As a general rule the 2-2 ½ inch version is the “go to” choice of most fishermen. This particular size squarebill is the most popular and is generally the best-selling version, regardless of the manufacturer. It works year round and while the choice of colors can be overwhelming it’s best to keep them simple. For stained water in the late winter or early spring stick with crawfish colors or chartreuse patterns. Shad patterns are always effective in the late summer and throughout the fall months.

A good time to use the smaller squarebill is early in the fall when the bass are feeding on small baitfish. The smaller version can be extremely effective in clear water and also on heavily pressured fisheries. When using these smaller lures, keep your color choices simple by using a basic shad pattern, and in extremely clear water the “Ghost Minnow” color is always a great choice.

The larger version squarebills such as the Bagley BB III, the Luck E Strike Series 4 or the Strike King 4.0 are best in warmer water situations such as late spring and early summer. Bodies of water with continually stained-to-muddy water colors are usually where these lures shine. The biggest drawback of fishing the larger version is that these lures are prone to catch a larger size fish so you will sacrifice the number of strikes for a better quality fish.

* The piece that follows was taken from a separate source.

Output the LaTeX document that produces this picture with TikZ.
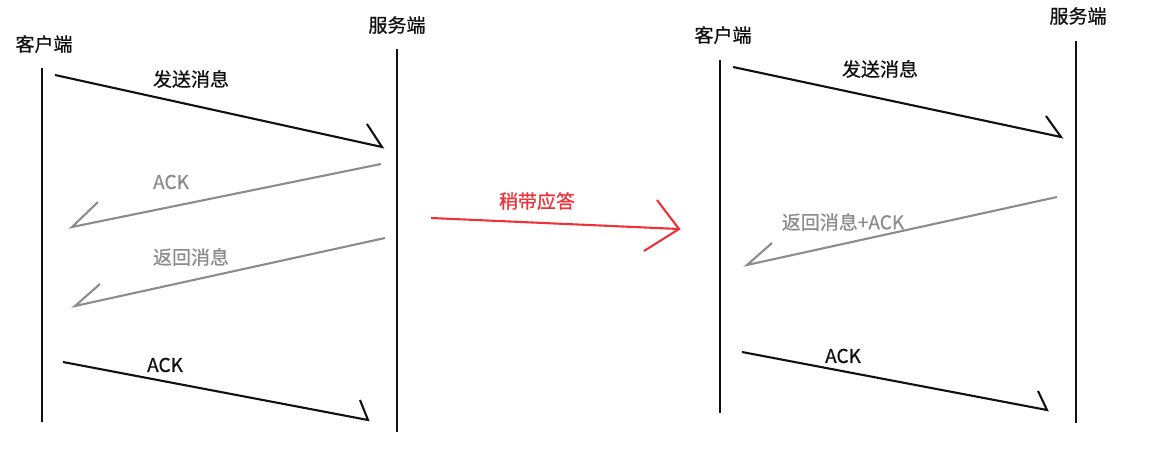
\documentclass[tikz,border=0pt]{standalone}
\usepackage{fontspec}
\newfontfamily\cjk[FakeBold=0.6]{Noto Sans CJK SC}
\definecolor{lgray}{HTML}{8C8C8C}
\definecolor{lred}{HTML}{EE3338}
\definecolor{ink}{HTML}{111111}
\begin{document}
\begin{tikzpicture}[x=1pt,y=-1pt,
  lbl/.style={font=\cjk\fontsize{19}{21}\selectfont, inner sep=0pt, text=ink},
  glbl/.style={lbl, text=lgray},
  rlbl/.style={lbl, text=lred},
  life/.style={draw=ink, line width=2.1pt},
  blkmsg/.style={draw=ink, line width=2.1pt, line join=miter},
  grymsg/.style={draw=lgray, line width=2.1pt, line join=miter},
  redmsg/.style={draw=lred, line width=2.1pt, line join=miter}]
\useasboundingbox (0,0) rectangle (1164,455);

% ---------- left panel ----------
\node[lbl] (lc) at (44,44) {客户端};
\node[lbl] (ls) at (397,25) {服务端};
\coordinate (lct) at (42,68);  \coordinate (lcb) at (42,422);
\coordinate (lst) at (397,49); \coordinate (lsb) at (397,432);
\draw[life] (lct) -- (lcb);
\draw[life] (lst) -- (lsb);

\coordinate (m1a) at (55,75);  \coordinate (m1b) at (382,147); \coordinate (m1c) at (367,124);
\draw[blkmsg] (m1a) -- (m1b) -- (m1c);
\node[lbl] (t1) at (191,79) {发送消息};

\coordinate (m2a) at (381,164); \coordinate (m2b) at (72,227); \coordinate (m2c) at (98,202);
\draw[grymsg] (m2a) -- (m2b) -- (m2c);
\node[glbl] (t2) at (171,182) {ACK};

\coordinate (m3a) at (385,238); \coordinate (m3b) at (75,306); \coordinate (m3c) at (100,284);
\draw[grymsg] (m3a) -- (m3b) -- (m3c);
\node[glbl] (t3) at (191,257) {返回消息};

\coordinate (m4a) at (63,362); \coordinate (m4b) at (368,420); \coordinate (m4c) at (360,400);
\draw[blkmsg] (m4a) -- (m4b) -- (m4c);
\node[lbl] (t4) at (165,365) {ACK};

% ---------- middle red arrow ----------
\coordinate (ra) at (431,218); \coordinate (rb) at (679,229);
\coordinate (rc) at (657,200); \coordinate (rd) at (644,251);
\draw[redmsg] (ra) -- (rb);
\draw[redmsg] (rc) -- (rb) -- (rd);
\node[rlbl] (tr) at (537,201) {稍带应答};

% ---------- right panel ----------
\node[lbl] (rcl) at (723,35) {客户端};
\node[lbl] (rsl) at (1078,16) {服务端};
\coordinate (rct) at (720,60);  \coordinate (rcb) at (720,413);
\coordinate (rst) at (1076,41); \coordinate (rsb) at (1076,423);
\draw[life] (rct) -- (rcb);
\draw[life] (rst) -- (rsb);

\coordinate (n1a) at (733,67);  \coordinate (n1b) at (1061,137); \coordinate (n1c) at (1046,116);
\draw[blkmsg] (n1a) -- (n1b) -- (n1c);
\node[lbl] (u1) at (880,69) {发送消息};

\coordinate (n2a) at (1057,197); \coordinate (n2b) at (747,265); \coordinate (n2c) at (772,243);
\draw[grymsg] (n2a) -- (n2b) -- (n2c);
\node[glbl] (u2) at (843,222) {返回消息+ACK};

\coordinate (n3a) at (742,352); \coordinate (n3b) at (1047,410); \coordinate (n3c) at (1038,391);
\draw[blkmsg] (n3a) -- (n3b) -- (n3c);
\node[lbl] (u3) at (843,356) {ACK};
\end{tikzpicture}
\end{document}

What is the best rod/reel and line? 

If you ask any number of fishermen about their equipment you will get as many answers as the people you ask. There are no absolutes. I have found that rod, reel, and line play a role in the success I have when fishing squarebills.

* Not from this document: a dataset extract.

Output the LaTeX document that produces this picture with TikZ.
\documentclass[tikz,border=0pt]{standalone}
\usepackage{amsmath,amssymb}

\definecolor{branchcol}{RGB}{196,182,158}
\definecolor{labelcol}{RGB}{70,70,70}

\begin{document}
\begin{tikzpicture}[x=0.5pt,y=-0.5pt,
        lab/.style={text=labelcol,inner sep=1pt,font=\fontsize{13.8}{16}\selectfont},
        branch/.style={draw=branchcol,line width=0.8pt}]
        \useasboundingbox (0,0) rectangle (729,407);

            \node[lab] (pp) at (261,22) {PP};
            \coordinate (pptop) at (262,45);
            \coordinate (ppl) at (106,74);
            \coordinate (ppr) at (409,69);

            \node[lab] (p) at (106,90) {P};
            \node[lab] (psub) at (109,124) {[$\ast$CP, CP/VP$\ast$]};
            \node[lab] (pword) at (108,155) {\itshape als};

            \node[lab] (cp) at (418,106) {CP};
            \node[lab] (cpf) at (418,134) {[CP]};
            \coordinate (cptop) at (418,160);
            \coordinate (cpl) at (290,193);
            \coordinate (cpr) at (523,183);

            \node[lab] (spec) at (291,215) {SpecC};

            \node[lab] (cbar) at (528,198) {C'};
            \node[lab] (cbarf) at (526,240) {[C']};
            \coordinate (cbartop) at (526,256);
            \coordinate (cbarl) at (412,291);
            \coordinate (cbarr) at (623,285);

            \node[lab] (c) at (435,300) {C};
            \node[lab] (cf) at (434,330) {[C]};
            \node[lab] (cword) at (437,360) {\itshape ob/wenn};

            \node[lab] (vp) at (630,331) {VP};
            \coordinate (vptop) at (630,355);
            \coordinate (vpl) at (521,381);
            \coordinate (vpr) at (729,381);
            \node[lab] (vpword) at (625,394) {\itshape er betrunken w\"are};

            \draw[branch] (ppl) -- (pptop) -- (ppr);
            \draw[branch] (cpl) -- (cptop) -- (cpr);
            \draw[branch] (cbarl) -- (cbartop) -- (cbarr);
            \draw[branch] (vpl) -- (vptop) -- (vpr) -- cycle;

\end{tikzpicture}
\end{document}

For the smaller versions a 6’6 glass rod is a good choice. It makes throwing smaller lures much easier and their placements more accurate. When choosing your reels, try to keep your gear ratios the same. This keeps the retrieves in the same rhythm regardless of the lure you are throwing. As far as line, the smaller the squarebill the lighter line you will use, but there is no reason to go below 12 lb. test.

When throwing the medium size lures a seven-foot glass rod or medium heavy graphite rod usually work best. The longer rod will allow you to throw the baits farther but also give you more power on your hookset, controlling the fish once it is hooked. For this size squarebill, line size should be 17- 20 lb. test.

The larger squarebills are the hardest to match equipment wise. A seven-seven and a half foot medium heavy graphite rod is the best choice. The heavier rod makes hook penetration easier because the heavier rod allows the bigger hooks on the lure to penetrate. Line size should be 20 to 25 lb. These heavier lures require heavier tackle in order to fish them effectively.

Where should I throw a squarebill?

The understood rule of squarebill fishing is to throw it in the same places you would a spinnerbait. The heavier lines we referred to earlier will allow you to minimize the number of lures you lose regardless of the terrain you are fishing.

Laydowns, rocks, docks, submerged grass, and cypress trees are some of the more popular targets for using this particular technique but really the fish-catching possibilities are unlimited. The only bad place to try and fish a squarebill is simply the cast you refuse to try and make.

Well it looks like we have run out of space for another month. Please be careful this holiday season if you are on the water or hunting the woods. Catch one for me and I will see you next month!